I also accidentally purchased Staples 4X6 Photo Plus Glossy Inkjet Photo Paper 60 Ct. I already have an inkjet printer, but, I
didn't realize the Staples paper was inkjet until I committed to the purchase. I searched for 'GLOSSY PHOTO PAPER' and should have
searched for 'LASER GLOSSY PHOTO PAPER' oh well live and learn.

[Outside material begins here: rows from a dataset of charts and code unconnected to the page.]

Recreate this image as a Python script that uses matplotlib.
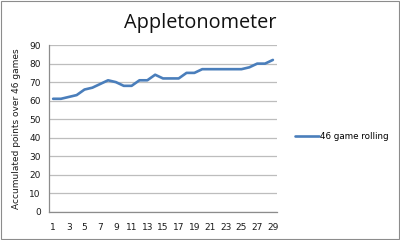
import matplotlib
matplotlib.use("Agg")
import matplotlib.pyplot as plt
from matplotlib.patches import Rectangle

games = list(range(1, 30))
rolling = [61, 61, 62, 63, 66, 67, 69, 71, 70, 68, 68, 71, 71, 74, 72,
           72, 72, 75, 75, 77, 77, 77, 77, 77, 77, 78, 80, 80, 82]
xtick_labels = [str(i) for i in range(1, 30, 2)]
yticks = list(range(0, 91, 10))

fig = plt.figure(figsize=(4, 2.4), dpi=100)
fig.patches.append(Rectangle((0.002, 0.004), 0.995, 0.992, transform=fig.transFigure,
                             fill=False, edgecolor="#8c8c8c", linewidth=0.8))
ax = fig.add_axes([0.123, 0.118, 0.569, 0.694])

ax.plot(games, rolling, color="#4a7ebb", linewidth=1.9, solid_joinstyle="round",
        solid_capstyle="round", label="46 game rolling")

ax.set_xlim(0.5, 29.5)
ax.set_ylim(0, 90)
ax.set_yticks(yticks)
ax.set_xticks(list(range(1, 30, 2)))
ax.set_xticklabels(xtick_labels)
ax.tick_params(axis="both", length=0, labelsize=6.5, colors="#1a1a1a", pad=6)
ax.tick_params(axis="x", pad=8)
ax.grid(axis="y", color="#bdbdbd", linewidth=0.9)
ax.set_axisbelow(True)
for s in ["top", "right"]:
    ax.spines[s].set_visible(False)
for s in ["left", "bottom"]:
    ax.spines[s].set_color("#8c8c8c")
    ax.spines[s].set_linewidth(0.9)

ax.set_ylabel("Accumulated points over 46 games", fontsize=6.45, color="#1a1a1a", labelpad=6)
fig.text(0.5, 0.905, "Appletonometer", ha="center", va="center", fontsize=14.3,
         family="Open Sans", color="#111111")

leg = ax.legend(loc="center left", bbox_to_anchor=(1.045, 0.45), frameon=False,
                fontsize=6.3, handlelength=2.7, handletextpad=0.2)

fig.savefig("out.png", dpi=100)
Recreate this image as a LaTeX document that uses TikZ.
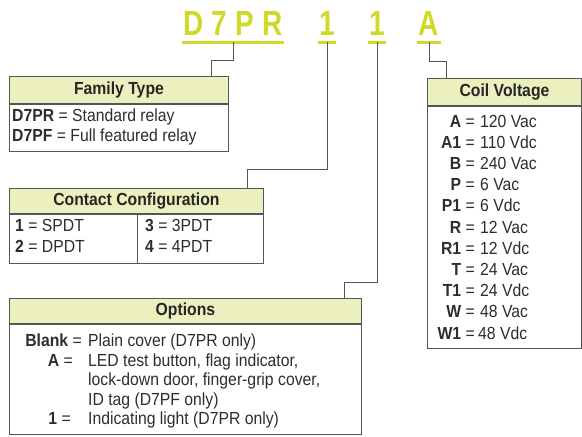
\documentclass[tikz,border=0pt]{standalone}
\usepackage{fontspec}
\setmainfont{Liberation Sans}[FakeStretch=0.9]
\newfontfamily\codefont{Liberation Sans}[FakeStretch=0.8]
\usetikzlibrary{positioning}
\definecolor{codegreen}{RGB}{208,216,40}
\definecolor{headfill}{RGB}{236,240,190}
\definecolor{linegray}{RGB}{85,85,85}
\definecolor{textgray}{RGB}{45,45,45}

\begin{document}
\begin{tikzpicture}[x=1pt, y=-1pt,
    code/.style={font=\codefont\fontsize{35}{35}\bfseries\selectfont, text=codegreen, inner xsep=1.5pt, inner ysep=7pt, anchor=base},
    underline/.style={draw=codegreen, line width=3pt},
    wire/.style={draw=linegray, line width=1pt},
    frame/.style={draw=linegray, line width=0.9pt},
    head/.style={frame, fill=headfill, font=\fontsize{17.5}{20}\bfseries\selectfont, text=black!85, inner sep=0pt, anchor=north west},
    body/.style={frame, inner sep=0pt},
    entry/.style={font=\fontsize{17.5}{20}\selectfont, text=textgray, inner sep=0pt, anchor=base west},
    key/.style={entry, anchor=base east}]
            \useasboundingbox (0,0) rectangle (582,437);

            % part number
            \node[code] (code_d7pr) at (233,35) {D\hspace{8pt}7\hspace{8pt}P\hspace{8pt}R};
            \node[code] (code_one_a) at (327,35) {1};
            \node[code] (code_one_b) at (377,35) {1};
            \node[code] (code_a) at (429,35) {A};
            \draw[underline] (code_d7pr.south west) -- (code_d7pr.south east);
            \draw[underline] (code_one_a.south west) -- (code_one_a.south east);
            \draw[underline] (code_one_b.south west) -- (code_one_b.south east);
            \draw[underline] (code_a.south west) -- (code_a.south east);

            % family type
            \node[head, minimum width=219, minimum height=27] (family_head) at (9,76) {Family Type};
            \node[body, below=0pt of family_head, minimum width=219, minimum height=47] (family_body) {};
            \node[entry] (family_pr) at (12,121.3) {\textbf{D7PR} = Standard relay};
            \node[entry] (family_pf) at (12,141.3) {\textbf{D7PF} = Full featured relay};

            % contact configuration
            \node[head, minimum width=254, minimum height=25] (contact_head) at (9,188) {Contact Configuration};
            \node[body, below=0pt of contact_head, minimum width=254, minimum height=49] (contact_body) {};
            \draw[frame] ([xshift=128pt]contact_body.north west) -- ([xshift=128pt]contact_body.south west);
            \node[entry] (contact_1) at (15,231) {\textbf{1} = SPDT};
            \node[entry] (contact_2) at (15,252) {\textbf{2} = DPDT};
            \node[entry] (contact_3) at (145,231) {\textbf{3} = 3PDT};
            \node[entry] (contact_4) at (145,252) {\textbf{4} = 4PDT};

            % options
            \node[head, minimum width=352, minimum height=25] (options_head) at (9,298) {Options};
            \node[body, below=0pt of options_head, minimum width=352, minimum height=110] (options_body) {};
            \node[key] (options_blank_key) at (82,346.5) {\textbf{Blank} =};
            \node[entry] (options_blank) at (88,346.5) {Plain cover (D7PR only)};
            \node[key] (options_a_key) at (73,366) {\textbf{A} =};
            \node[entry] (options_a) at (88,366) {LED test button, flag indicator,};
            \node[entry] (options_a_2) at (88,385.5) {lock-down door, finger-grip cover,};
            \node[entry] (options_a_3) at (88,405) {ID tag (D7PF only)};
            \node[key] (options_1_key) at (71,424.5) {\textbf{1} =};
            \node[entry] (options_1) at (88,424.5) {Indicating light (D7PR only)};

            % coil voltage
            \node[head, minimum width=154, minimum height=27] (coil_head) at (427,78) {Coil Voltage};
            \node[body, below=0pt of coil_head, minimum width=154, minimum height=242] (coil_body) {};
            \node[key] (coil_a_key) at (475,127) {\textbf{A} =};
            \node[entry] (coil_a) at (480,127) {120 Vac};
            \node[key] (coil_a1_key) at (475,148.2) {\textbf{A1} =};
            \node[entry] (coil_a1) at (480,148.2) {110 Vdc};
            \node[key] (coil_b_key) at (475,169.4) {\textbf{B} =};
            \node[entry] (coil_b) at (480,169.4) {240 Vac};
            \node[key] (coil_p_key) at (475,190.6) {\textbf{P} =};
            \node[entry] (coil_p) at (480,190.6) {6 Vac};
            \node[key] (coil_p1_key) at (475,211.8) {\textbf{P1} =};
            \node[entry] (coil_p1) at (480,211.8) {6 Vdc};
            \node[key] (coil_r_key) at (475,233) {\textbf{R} =};
            \node[entry] (coil_r) at (480,233) {12 Vac};
            \node[key] (coil_r1_key) at (475,254.2) {\textbf{R1} =};
            \node[entry] (coil_r1) at (480,254.2) {12 Vdc};
            \node[key] (coil_t_key) at (475,275.4) {\textbf{T} =};
            \node[entry] (coil_t) at (480,275.4) {24 Vac};
            \node[key] (coil_t1_key) at (475,296.6) {\textbf{T1} =};
            \node[entry] (coil_t1) at (480,296.6) {24 Vdc};
            \node[key] (coil_w_key) at (475,317.8) {\textbf{W} =};
            \node[entry] (coil_w) at (480,317.8) {48 Vac};
            \node[key] (coil_w1_key) at (475,339) {\textbf{W1} =};
            \node[entry] (coil_w1) at (478,339) {48 Vdc};

            % leader lines
            \coordinate (family_drop) at ([xshift=-17pt]family_head.north east);
            \coordinate (contact_drop) at ([xshift=-16pt]contact_head.north east);
            \coordinate (options_drop) at ([xshift=-17pt]options_head.north east);
            \coordinate (coil_drop) at ([xshift=19pt]coil_head.north west);
            \draw[wire] (code_d7pr.south) -- ++(0,18) -| (family_drop);
            \draw[wire] (code_one_a.south) -- ++(0,127) -| (contact_drop);
            \draw[wire] (code_one_b.south) -- ++(0,240) -| (options_drop);
            \draw[wire] (code_a.south) -- ++(0,19) -| (coil_drop);
        \end{tikzpicture}
\end{document}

I cant find any etchant except for a 'Printed Circuit Board Etching Kit by Radio Shack cat no. 276-1576' on ebay so will have to go
to another source for etchant I guess.
The rest looks pretty easy and straight forward to do.
Bob AD5VJ
> -----Original Message-----
> From: Homebrew_PCBs@ yahoogroups. com
> [mailto:Homebrew_PCBs@ yahoogroups. com] On Behalf Of Dylan Smith
> Sent: Saturday, October 03, 2009 2:09 PM
> To: Homebrew_PCBs@ yahoogroups. com
> Subject: Re: [Homebrew_PCBs] Re: Laser Printer
>
>
> El 03-oct-09, a las 15:27, Lee escribió:
> > For any DIY process, getting the two sides to line up and drilling
> > vias is sufficiently complicated and error prone to reduce
> the success
> > rate, at least in my experience, to we ll below 50%.
>
> Hmm, that seems to be a very high failure rate - I've had a
> 100% success rate with getting the registration right with
> double sided boards, done using toner transfer. My second
> ever board was double sided.
>
> Getting the two sides to line up doesn't need to be hard. The
> best method I've found is print on glossy paper (rather than
> bits of magazine), and hold the two sides face in up to the
> light. The sun through a window makes an excellent light
> source, but otherwise a table lamp works adequately. Get the
> two sides to line up, then tape one end of the paper as a
> "hinge". Double check the line up after making the tape
> hinge, then place the copper board between the sheets and get
> busy with the iron. I've never had a registration failure -
> the worst board I made still had enough overlap that it was usable.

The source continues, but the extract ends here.